◆ DO THIS
All of the listing below must be repeated word for word. Pictures are the only thing to omit.

◆ DATASET EXCERPT
** begin **

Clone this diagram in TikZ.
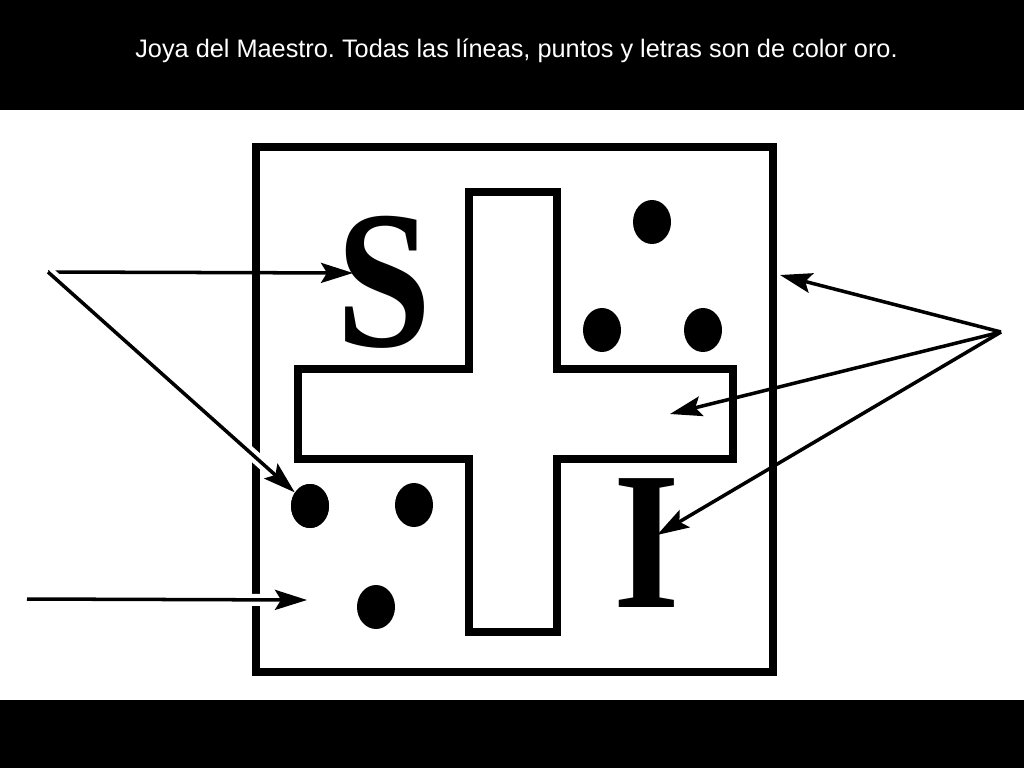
\documentclass[tikz,border=0pt]{standalone}
\usepackage{fontspec}
\setmainfont{Liberation Serif}
\newfontfamily\fuentetitulo{Liberation Sans}
\usetikzlibrary{arrows.meta,shapes.geometric,positioning}
\frenchspacing
\tikzstyle{punto}=[ellipse,fill=black,inner sep=0pt,minimum width=9.5mm,minimum height=11mm]
\tikzstyle{letra}=[anchor=base,inner sep=0pt,xscale=0.87,font=\fontsize{140}{140}\selectfont\bfseries]
\tikzstyle{flecha}=[line width=2.5pt,-{Stealth[length=8mm,width=5mm,inset=1.5mm]}]
\tikzstyle{halo}=[preaction={draw=white,line width=8.5pt,-}]
\tikzset{
	marco/.style={line width=6pt,miter limit=2},
	cruz/.style={line width=5.7pt,miter limit=2}
}

\begin{document}
\begin{tikzpicture}[x=0.25mm,y=-0.25mm]
    \useasboundingbox (0,0) rectangle (1024,768);
    \fill[black] (0,0) rectangle (1024,768);
    \fill[white] (0,110) rectangle (1024,700);
    \node (titulo) [anchor=base,text=white,font=\fuentetitulo\fontsize{18}{22}\selectfont] at (516.5,57)
        {Joya del Maestro. Todas las líneas, puntos y letras son de color oro.};

    % joya
    \draw[marco] (256,147) rectangle (773,672);
    \draw[cruz] (469,192) -- (557,192) -- (557,369) -- (733,369) -- (733,459) -- (557,459)
        -- (557,632) -- (469,632) -- (469,459) -- (298,459) -- (298,369) -- (469,369) -- cycle;

    % puntos
    \node (p1) [punto] at (652,222) {};
    \node (p2) [punto] at (602,330) {};
    \node (p3) [punto] at (703,330) {};
    \node (p4) [punto] at (310,506) {};
    \node (p5) [punto] at (414,505) {};
    \node (p6) [punto] at (376,607) {};
    \node (S) [letra] at (384,346) {S};
    \node (I) [letra] at (647,607) {I};

    % flechas
    \coordinate (izq) at (48,272);
    \coordinate (abajo) at (27,599);
    \coordinate (der) at (1001,332);
    \coordinate (aS) at (353,273);
    \coordinate (aBajo) at (307,600);
    \coordinate (aMarco) at (780,275);
    \coordinate (aCruz) at (670,414);
    \coordinate (aI) at (657,535);
    \draw[flecha] (izq) -- (aS);
    \draw[flecha,halo] (izq) -- (p4);
    \draw[flecha,halo] (abajo) -- (aBajo);
    \draw[flecha] (der) -- (aMarco);
    \draw[flecha] (der) -- (aCruz);
    \draw[flecha] (der) -- (aI);
    \node [punto] at (p4) {};
\end{tikzpicture}
\end{document}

** end **

◆ SOLUTION
Clone this diagram in TikZ.
\documentclass[tikz,border=0pt]{standalone}
\usepackage{fontspec}
\setmainfont{Liberation Serif}
\newfontfamily\fuentetitulo{Liberation Sans}
\usetikzlibrary{arrows.meta,shapes.geometric,positioning}
\frenchspacing
\tikzstyle{punto}=[ellipse,fill=black,inner sep=0pt,minimum width=9.5mm,minimum height=11mm]
\tikzstyle{letra}=[anchor=base,inner sep=0pt,xscale=0.87,font=\fontsize{140}{140}\selectfont\bfseries]
\tikzstyle{flecha}=[line width=2.5pt,-{Stealth[length=8mm,width=5mm,inset=1.5mm]}]
\tikzstyle{halo}=[preaction={draw=white,line width=8.5pt,-}]
\tikzset{
	marco/.style={line width=6pt,miter limit=2},
	cruz/.style={line width=5.7pt,miter limit=2}
}

\begin{document}
\begin{tikzpicture}[x=0.25mm,y=-0.25mm]
    \useasboundingbox (0,0) rectangle (1024,768);
    \fill[black] (0,0) rectangle (1024,768);
    \fill[white] (0,110) rectangle (1024,700);
    \node (titulo) [anchor=base,text=white,font=\fuentetitulo\fontsize{18}{22}\selectfont] at (516.5,57)
        {Joya del Maestro. Todas las líneas, puntos y letras son de color oro.};

    % joya
    \draw[marco] (256,147) rectangle (773,672);
    \draw[cruz] (469,192) -- (557,192) -- (557,369) -- (733,369) -- (733,459) -- (557,459)
        -- (557,632) -- (469,632) -- (469,459) -- (298,459) -- (298,369) -- (469,369) -- cycle;

    % puntos
    \node (p1) [punto] at (652,222) {};
    \node (p2) [punto] at (602,330) {};
    \node (p3) [punto] at (703,330) {};
    \node (p4) [punto] at (310,506) {};
    \node (p5) [punto] at (414,505) {};
    \node (p6) [punto] at (376,607) {};
    \node (S) [letra] at (384,346) {S};
    \node (I) [letra] at (647,607) {I};

    % flechas
    \coordinate (izq) at (48,272);
    \coordinate (abajo) at (27,599);
    \coordinate (der) at (1001,332);
    \coordinate (aS) at (353,273);
    \coordinate (aBajo) at (307,600);
    \coordinate (aMarco) at (780,275);
    \coordinate (aCruz) at (670,414);
    \coordinate (aI) at (657,535);
    \draw[flecha] (izq) -- (aS);
    \draw[flecha,halo] (izq) -- (p4);
    \draw[flecha,halo] (abajo) -- (aBajo);
    \draw[flecha] (der) -- (aMarco);
    \draw[flecha] (der) -- (aCruz);
    \draw[flecha] (der) -- (aI);
    \node [punto] at (p4) {};
\end{tikzpicture}
\end{document}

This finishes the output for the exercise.